I don't know if you have found what you were looking for or not, but here is another way to win a little space: hashes use the stringified value of keys, so most 64 bits ints will be written with 18 bytes or more*. But if you pack them before, it will only use 8 bytes.
$i=1; $H{ 2**52 + $i++ } = $_, $G{ pack "Q", 2**52 + $i++ } = $_ for "
+aaaa".."zzzz"; say total_size(\%H); say total_size(\%G)
__DATA__
63601240
59945432
This shoudln't change much for
values, though it would avoid the scalars from having both a string and int value.
On my computer:
perl -E '$a = 2**53+1; $b = 2**53+2; say "Hello" if $a != $b and $a eq
+ $b; say "End"'
Hello
End
perl -Mbignum -E '$a = 2**53+1; $b = 2**53+2; say "Hello" if $a != $b
+and $a eq $b; say "End"'
End
(numbers past a certain point are stringified to the same thing)

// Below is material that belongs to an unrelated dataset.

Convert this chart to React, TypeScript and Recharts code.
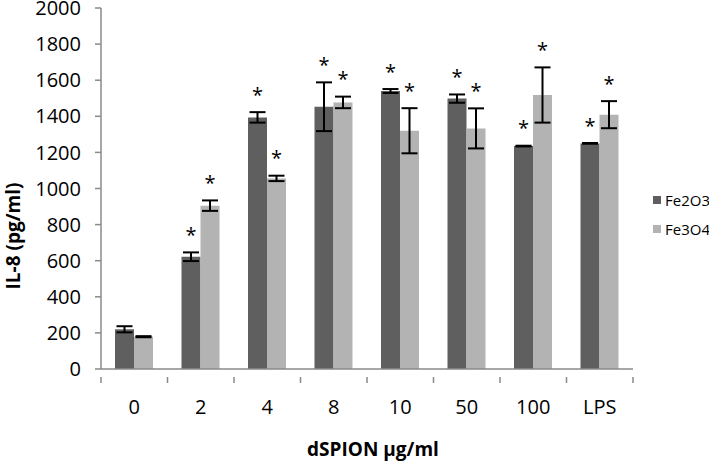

Think: typical variable names!
if that's \w+, that's 63 possible values per byte. So there probably is a possibility of compression here as well, even maybe huffman coding. But if most of those strings are only up to 8 bytes long, I'm not sure there's going to be an actual improvement (though in this case, this will save space both in the keys and the values).
* Numbers below 2^27 may have less than 4 digits in base 10, but that's one number every 2^37. And numbers above 2^30 are all shorters once packed than stringified, and there's 2^34 more numbers above that point than below.